#### [Short task]
Take the lines from the beginning of the material through the line containing "from matplotlib.patches import Patch" and retype them exactly, leaving the pictures out.

#### [Collected data]
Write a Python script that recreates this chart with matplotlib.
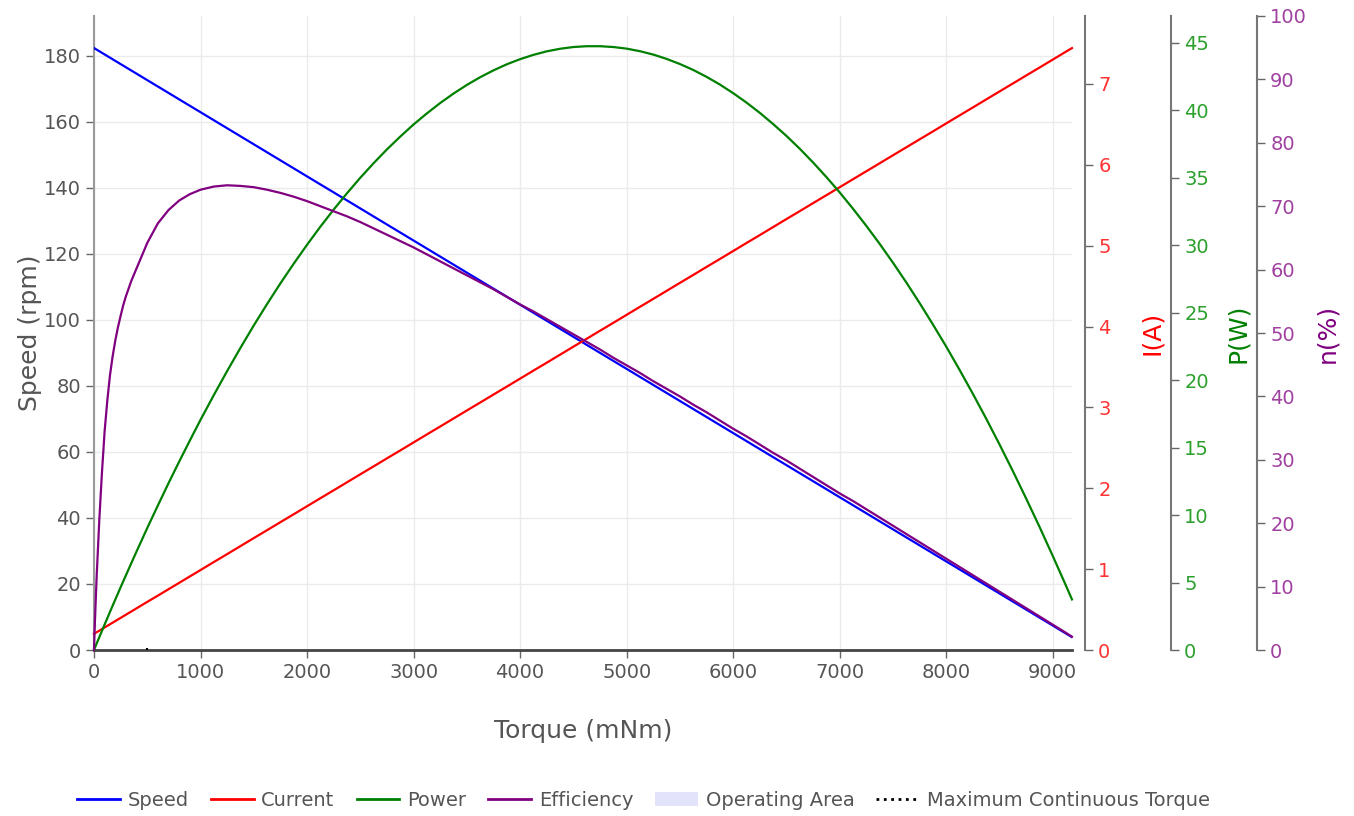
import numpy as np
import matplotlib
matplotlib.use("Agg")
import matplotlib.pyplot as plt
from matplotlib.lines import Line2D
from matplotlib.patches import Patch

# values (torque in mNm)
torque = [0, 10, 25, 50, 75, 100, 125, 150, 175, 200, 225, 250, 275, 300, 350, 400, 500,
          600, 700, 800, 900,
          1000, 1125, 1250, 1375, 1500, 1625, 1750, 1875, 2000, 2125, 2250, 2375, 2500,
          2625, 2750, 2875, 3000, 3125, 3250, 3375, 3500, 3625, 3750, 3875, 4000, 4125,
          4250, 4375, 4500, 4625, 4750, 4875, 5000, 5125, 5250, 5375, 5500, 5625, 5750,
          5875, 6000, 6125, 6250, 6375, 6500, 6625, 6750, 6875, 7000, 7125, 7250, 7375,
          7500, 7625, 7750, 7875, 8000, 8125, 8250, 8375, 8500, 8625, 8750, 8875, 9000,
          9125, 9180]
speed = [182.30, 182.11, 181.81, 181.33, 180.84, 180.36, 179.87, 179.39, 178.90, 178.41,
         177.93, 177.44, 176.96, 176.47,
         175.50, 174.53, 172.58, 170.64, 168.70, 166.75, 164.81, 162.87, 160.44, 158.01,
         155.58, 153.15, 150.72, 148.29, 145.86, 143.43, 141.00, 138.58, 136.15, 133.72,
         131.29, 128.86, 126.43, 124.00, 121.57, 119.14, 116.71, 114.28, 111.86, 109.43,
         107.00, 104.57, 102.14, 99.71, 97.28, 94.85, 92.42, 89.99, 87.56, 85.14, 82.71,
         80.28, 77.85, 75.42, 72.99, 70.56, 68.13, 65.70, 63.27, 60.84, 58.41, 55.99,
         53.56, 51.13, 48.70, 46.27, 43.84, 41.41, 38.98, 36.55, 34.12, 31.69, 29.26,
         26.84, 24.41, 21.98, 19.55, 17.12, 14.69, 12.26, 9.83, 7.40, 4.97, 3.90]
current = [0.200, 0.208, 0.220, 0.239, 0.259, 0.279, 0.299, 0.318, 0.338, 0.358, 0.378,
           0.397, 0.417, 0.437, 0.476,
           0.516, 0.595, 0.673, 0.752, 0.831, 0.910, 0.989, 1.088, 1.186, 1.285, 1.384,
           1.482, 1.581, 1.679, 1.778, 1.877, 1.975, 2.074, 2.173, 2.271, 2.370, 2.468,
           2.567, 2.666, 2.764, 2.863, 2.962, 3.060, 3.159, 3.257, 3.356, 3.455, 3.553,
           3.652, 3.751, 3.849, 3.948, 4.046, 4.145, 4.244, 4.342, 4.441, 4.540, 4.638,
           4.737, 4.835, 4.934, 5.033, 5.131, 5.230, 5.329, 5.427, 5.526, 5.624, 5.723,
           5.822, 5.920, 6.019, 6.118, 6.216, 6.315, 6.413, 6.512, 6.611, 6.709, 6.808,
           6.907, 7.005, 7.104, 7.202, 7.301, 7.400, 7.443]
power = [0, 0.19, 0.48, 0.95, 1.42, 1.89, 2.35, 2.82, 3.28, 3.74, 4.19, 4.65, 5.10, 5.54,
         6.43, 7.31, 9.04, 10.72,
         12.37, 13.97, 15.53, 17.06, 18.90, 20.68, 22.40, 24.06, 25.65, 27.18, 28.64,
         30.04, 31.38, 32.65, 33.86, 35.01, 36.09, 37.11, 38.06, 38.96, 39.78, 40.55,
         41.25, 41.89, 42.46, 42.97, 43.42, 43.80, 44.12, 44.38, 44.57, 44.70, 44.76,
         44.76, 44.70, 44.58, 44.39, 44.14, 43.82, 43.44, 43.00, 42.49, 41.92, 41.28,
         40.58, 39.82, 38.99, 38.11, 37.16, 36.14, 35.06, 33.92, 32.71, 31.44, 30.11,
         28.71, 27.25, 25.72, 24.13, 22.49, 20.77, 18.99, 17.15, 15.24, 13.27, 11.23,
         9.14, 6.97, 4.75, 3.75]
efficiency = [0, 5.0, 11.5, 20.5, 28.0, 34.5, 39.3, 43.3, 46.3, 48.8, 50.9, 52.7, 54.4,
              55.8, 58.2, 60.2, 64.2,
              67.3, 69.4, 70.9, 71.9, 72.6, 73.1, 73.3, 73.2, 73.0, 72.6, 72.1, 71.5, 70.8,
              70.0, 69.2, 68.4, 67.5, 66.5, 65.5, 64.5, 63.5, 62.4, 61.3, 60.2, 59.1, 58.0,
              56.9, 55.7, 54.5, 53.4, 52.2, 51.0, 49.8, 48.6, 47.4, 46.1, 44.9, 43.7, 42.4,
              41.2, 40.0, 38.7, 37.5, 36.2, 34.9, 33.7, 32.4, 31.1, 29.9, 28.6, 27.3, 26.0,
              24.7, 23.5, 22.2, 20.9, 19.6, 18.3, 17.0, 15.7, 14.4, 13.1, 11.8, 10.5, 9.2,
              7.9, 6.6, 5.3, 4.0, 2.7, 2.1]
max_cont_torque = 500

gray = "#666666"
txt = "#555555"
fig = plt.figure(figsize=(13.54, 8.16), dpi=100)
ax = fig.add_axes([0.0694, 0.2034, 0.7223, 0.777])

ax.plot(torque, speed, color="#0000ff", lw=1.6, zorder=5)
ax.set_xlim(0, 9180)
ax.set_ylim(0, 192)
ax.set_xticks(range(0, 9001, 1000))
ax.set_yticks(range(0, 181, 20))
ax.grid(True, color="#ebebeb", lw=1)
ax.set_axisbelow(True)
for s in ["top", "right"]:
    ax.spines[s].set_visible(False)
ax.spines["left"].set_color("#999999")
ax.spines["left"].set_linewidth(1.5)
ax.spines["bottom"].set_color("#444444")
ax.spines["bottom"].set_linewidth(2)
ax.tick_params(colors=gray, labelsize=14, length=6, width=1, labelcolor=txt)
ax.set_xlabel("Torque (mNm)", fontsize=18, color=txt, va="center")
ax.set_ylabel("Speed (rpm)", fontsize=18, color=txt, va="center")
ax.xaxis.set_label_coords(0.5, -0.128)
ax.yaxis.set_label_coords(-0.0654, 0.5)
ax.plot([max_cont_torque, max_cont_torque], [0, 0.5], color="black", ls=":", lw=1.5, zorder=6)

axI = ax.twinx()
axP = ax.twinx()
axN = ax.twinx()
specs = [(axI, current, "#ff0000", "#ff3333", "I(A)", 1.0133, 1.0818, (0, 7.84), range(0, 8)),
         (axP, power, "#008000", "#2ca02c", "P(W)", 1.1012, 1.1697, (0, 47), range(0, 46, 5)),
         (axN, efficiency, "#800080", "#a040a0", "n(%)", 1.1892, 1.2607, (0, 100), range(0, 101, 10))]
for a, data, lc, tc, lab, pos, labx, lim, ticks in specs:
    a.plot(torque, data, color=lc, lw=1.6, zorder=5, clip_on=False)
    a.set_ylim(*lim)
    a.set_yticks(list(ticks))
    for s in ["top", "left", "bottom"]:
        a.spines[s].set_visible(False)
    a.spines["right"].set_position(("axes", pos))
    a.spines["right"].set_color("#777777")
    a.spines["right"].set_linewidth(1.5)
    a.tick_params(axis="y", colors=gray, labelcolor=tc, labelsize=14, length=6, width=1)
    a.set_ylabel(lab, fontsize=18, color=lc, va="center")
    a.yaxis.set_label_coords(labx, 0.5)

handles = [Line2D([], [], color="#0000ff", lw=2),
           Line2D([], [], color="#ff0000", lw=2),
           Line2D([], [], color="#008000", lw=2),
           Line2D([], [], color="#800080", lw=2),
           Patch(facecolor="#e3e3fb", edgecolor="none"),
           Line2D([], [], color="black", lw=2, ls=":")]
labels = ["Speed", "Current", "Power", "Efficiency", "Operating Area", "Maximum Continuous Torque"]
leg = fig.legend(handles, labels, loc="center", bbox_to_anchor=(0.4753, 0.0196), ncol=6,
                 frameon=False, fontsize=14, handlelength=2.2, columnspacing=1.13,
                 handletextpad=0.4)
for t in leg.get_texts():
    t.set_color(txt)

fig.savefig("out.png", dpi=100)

#### [Response below]
Write a Python script that recreates this chart with matplotlib.
import numpy as np
import matplotlib
matplotlib.use("Agg")
import matplotlib.pyplot as plt
from matplotlib.lines import Line2D
from matplotlib.patches import Patch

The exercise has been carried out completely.